Entries with chart source code
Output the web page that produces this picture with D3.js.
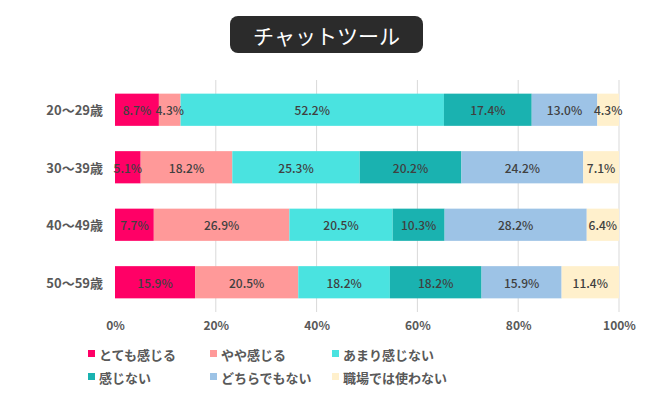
<!DOCTYPE html>
<html>
<head>
<meta charset="utf-8">
<script src="https://d3js.org/d3.v7.min.js"></script>
<style>
  body { margin: 0; background: #fff; }
  text { font-family: "Noto Sans CJK JP", "Noto Sans", sans-serif; }
</style>
</head>
<body>
<div id="chart"></div>
<script>
const title = "チャットツール";
const ageGroups = ["20〜29歳", "30〜39歳", "40〜49歳", "50〜59歳"];
const answers = ["とても感じる", "やや感じる", "あまり感じない", "感じない", "どちらでもない", "職場では使わない"];
const colors = ["#ff0066", "#ff9999", "#4ae3e0", "#1ab2b0", "#9dc3e6", "#fff0cc"];
// percentages per age group, in answer order
const shares = [
  [8.7, 4.3, 52.2, 17.4, 13.0, 4.3],
  [5.1, 18.2, 25.3, 20.2, 24.2, 7.1],
  [7.7, 26.9, 20.5, 10.3, 28.2, 6.4],
  [15.9, 20.5, 18.2, 18.2, 15.9, 11.4],
];
const xTicks = [0, 0.2, 0.4, 0.6, 0.8, 1];

const width = 653, height = 400;
const svg = d3.select("#chart").append("svg")
  .attr("width", width).attr("height", height);

// title box
const tg = svg.append("g");
tg.append("rect")
  .attr("x", 230).attr("y", 16).attr("width", 193).attr("height", 37)
  .attr("rx", 8).attr("fill", "#2b2b2b");
tg.append("text")
  .attr("x", 326.5).attr("y", 35)
  .attr("text-anchor", "middle").attr("dominant-baseline", "central")
  .attr("fill", "#fff").attr("font-size", 21).attr("font-weight", 400)
  .text(title);

const x = d3.scaleLinear().domain([0, 1]).range([115, 619]);
const y = d3.scaleBand().domain(ageGroups).range([81, 311]).paddingInner(0.44).paddingOuter(0.22);

// gridlines
svg.append("g").selectAll("line").data(xTicks.slice(1)).join("line")
  .attr("x1", d => x(d)).attr("x2", d => x(d))
  .attr("y1", 80).attr("y2", 312)
  .attr("stroke", "#d9d9d9").attr("stroke-width", 1);

// stacked rows
const rows = ageGroups.map((g, i) => {
  const total = d3.sum(shares[i]);
  let acc = 0;
  return shares[i].map((v, j) => {
    const seg = { group: g, j, v, x0: acc / total, x1: (acc + v) / total };
    acc += v;
    return seg;
  });
}).flat();

svg.append("g").selectAll("rect").data(rows).join("rect")
  .attr("x", d => x(d.x0))
  .attr("width", d => x(d.x1) - x(d.x0))
  .attr("y", d => y(d.group))
  .attr("height", y.bandwidth())
  .attr("fill", d => colors[d.j]);

svg.append("g").selectAll("text").data(rows).join("text")
  .attr("x", d => (x(d.x0) + x(d.x1)) / 2)
  .attr("y", d => y(d.group) + y.bandwidth() / 2)
  .attr("text-anchor", "middle").attr("dominant-baseline", "central")
  .attr("font-size", 12).attr("font-weight", 500).attr("fill", "#404040")
  .text(d => d.v.toFixed(1) + "%");

// y axis labels
svg.append("g").selectAll("text").data(ageGroups).join("text")
  .attr("x", 103)
  .attr("y", d => y(d) + y.bandwidth() / 2)
  .attr("text-anchor", "end").attr("dominant-baseline", "central")
  .attr("font-size", 13).attr("font-weight", "bold").attr("fill", "#595959")
  .text(d => d);

// x axis
const xAxis = svg.append("g").attr("transform", "translate(0,312)")
  .call(d3.axisBottom(x).tickValues(xTicks).tickFormat(d3.format(".0%")).tickSize(0).tickPadding(9));
xAxis.select(".domain").remove();
xAxis.selectAll("text")
  .attr("font-size", 12).attr("font-weight", "bold").attr("fill", "#595959")
  .style("font-family", "'Noto Sans CJK JP', sans-serif");

// legend
const legendX = [88, 210, 332];
const leg = svg.append("g").selectAll("g").data(answers).join("g")
  .attr("transform", (d, i) => `translate(${legendX[i % 3]},${354 + Math.floor(i / 3) * 23})`);
leg.append("rect")
  .attr("x", 0).attr("y", -4).attr("width", 7).attr("height", 7)
  .attr("fill", (d, i) => colors[i]);
leg.append("text")
  .attr("x", 11).attr("y", 0).attr("dominant-baseline", "central")
  .attr("font-size", 13).attr("font-weight", "bold").attr("fill", "#595959")
  .text(d => d);
</script>
</body>
</html>
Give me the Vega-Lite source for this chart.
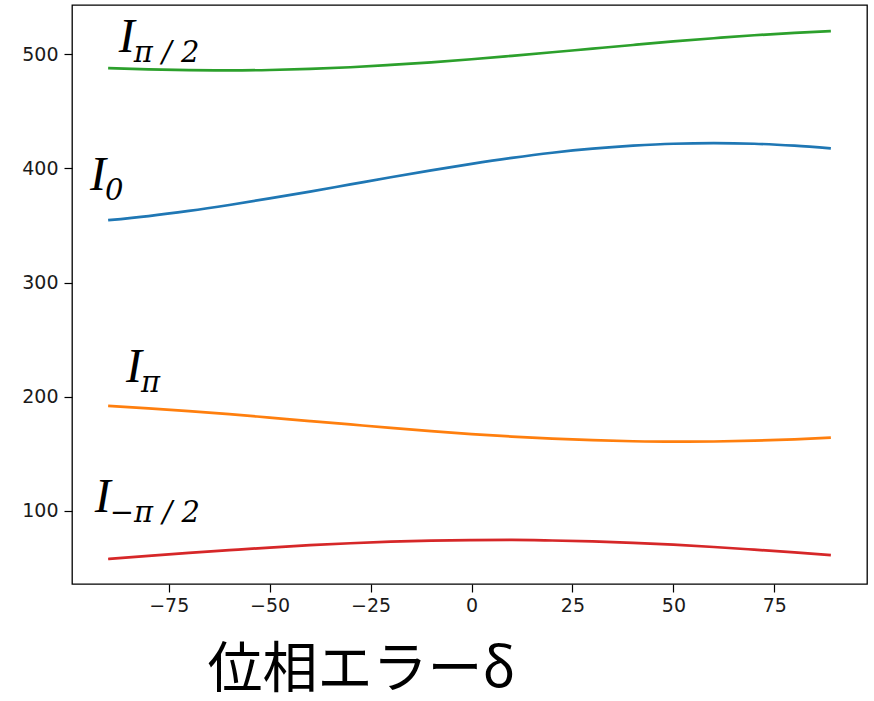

» Instructions for the task: Quote every record above exactly, leaving out the pictures.

» Completed task:
Output the web page that produces this picture with D3.js.
<!DOCTYPE html>
<html>
<head>
<meta charset="utf-8">
<script src="https://d3js.org/d3.v7.min.js"></script>
<style>
  body { margin: 0; background: #fff; }
  text { font-family: "Noto Sans CJK JP", "Noto Sans", sans-serif; }
</style>
</head>
<body>
<div id="chart"></div>
<script>
const title = "チャットツール";
const ageGroups = ["20〜29歳", "30〜39歳", "40〜49歳", "50〜59歳"];
const answers = ["とても感じる", "やや感じる", "あまり感じない", "感じない", "どちらでもない", "職場では使わない"];
const colors = ["#ff0066", "#ff9999", "#4ae3e0", "#1ab2b0", "#9dc3e6", "#fff0cc"];
// percentages per age group, in answer order
const shares = [
  [8.7, 4.3, 52.2, 17.4, 13.0, 4.3],
  [5.1, 18.2, 25.3, 20.2, 24.2, 7.1],
  [7.7, 26.9, 20.5, 10.3, 28.2, 6.4],
  [15.9, 20.5, 18.2, 18.2, 15.9, 11.4],
];
const xTicks = [0, 0.2, 0.4, 0.6, 0.8, 1];

const width = 653, height = 400;
const svg = d3.select("#chart").append("svg")
  .attr("width", width).attr("height", height);

// title box
const tg = svg.append("g");
tg.append("rect")
  .attr("x", 230).attr("y", 16).attr("width", 193).attr("height", 37)
  .attr("rx", 8).attr("fill", "#2b2b2b");
tg.append("text")
  .attr("x", 326.5).attr("y", 35)
  .attr("text-anchor", "middle").attr("dominant-baseline", "central")
  .attr("fill", "#fff").attr("font-size", 21).attr("font-weight", 400)
  .text(title);

const x = d3.scaleLinear().domain([0, 1]).range([115, 619]);
const y = d3.scaleBand().domain(ageGroups).range([81, 311]).paddingInner(0.44).paddingOuter(0.22);

// gridlines
svg.append("g").selectAll("line").data(xTicks.slice(1)).join("line")
  .attr("x1", d => x(d)).attr("x2", d => x(d))
  .attr("y1", 80).attr("y2", 312)
  .attr("stroke", "#d9d9d9").attr("stroke-width", 1);

// stacked rows
const rows = ageGroups.map((g, i) => {
  const total = d3.sum(shares[i]);
  let acc = 0;
  return shares[i].map((v, j) => {
    const seg = { group: g, j, v, x0: acc / total, x1: (acc + v) / total };
    acc += v;
    return seg;
  });
}).flat();

svg.append("g").selectAll("rect").data(rows).join("rect")
  .attr("x", d => x(d.x0))
  .attr("width", d => x(d.x1) - x(d.x0))
  .attr("y", d => y(d.group))
  .attr("height", y.bandwidth())
  .attr("fill", d => colors[d.j]);

svg.append("g").selectAll("text").data(rows).join("text")
  .attr("x", d => (x(d.x0) + x(d.x1)) / 2)
  .attr("y", d => y(d.group) + y.bandwidth() / 2)
  .attr("text-anchor", "middle").attr("dominant-baseline", "central")
  .attr("font-size", 12).attr("font-weight", 500).attr("fill", "#404040")
  .text(d => d.v.toFixed(1) + "%");

// y axis labels
svg.append("g").selectAll("text").data(ageGroups).join("text")
  .attr("x", 103)
  .attr("y", d => y(d) + y.bandwidth() / 2)
  .attr("text-anchor", "end").attr("dominant-baseline", "central")
  .attr("font-size", 13).attr("font-weight", "bold").attr("fill", "#595959")
  .text(d => d);

// x axis
const xAxis = svg.append("g").attr("transform", "translate(0,312)")
  .call(d3.axisBottom(x).tickValues(xTicks).tickFormat(d3.format(".0%")).tickSize(0).tickPadding(9));
xAxis.select(".domain").remove();
xAxis.selectAll("text")
  .attr("font-size", 12).attr("font-weight", "bold").attr("fill", "#595959")
  .style("font-family", "'Noto Sans CJK JP', sans-serif");

// legend
const legendX = [88, 210, 332];
const leg = svg.append("g").selectAll("g").data(answers).join("g")
  .attr("transform", (d, i) => `translate(${legendX[i % 3]},${354 + Math.floor(i / 3) * 23})`);
leg.append("rect")
  .attr("x", 0).attr("y", -4).attr("width", 7).attr("height", 7)
  .attr("fill", (d, i) => colors[i]);
leg.append("text")
  .attr("x", 11).attr("y", 0).attr("dominant-baseline", "central")
  .attr("font-size", 13).attr("font-weight", "bold").attr("fill", "#595959")
  .text(d => d);
</script>
</body>
</html>
Give me the Vega-Lite source for this chart.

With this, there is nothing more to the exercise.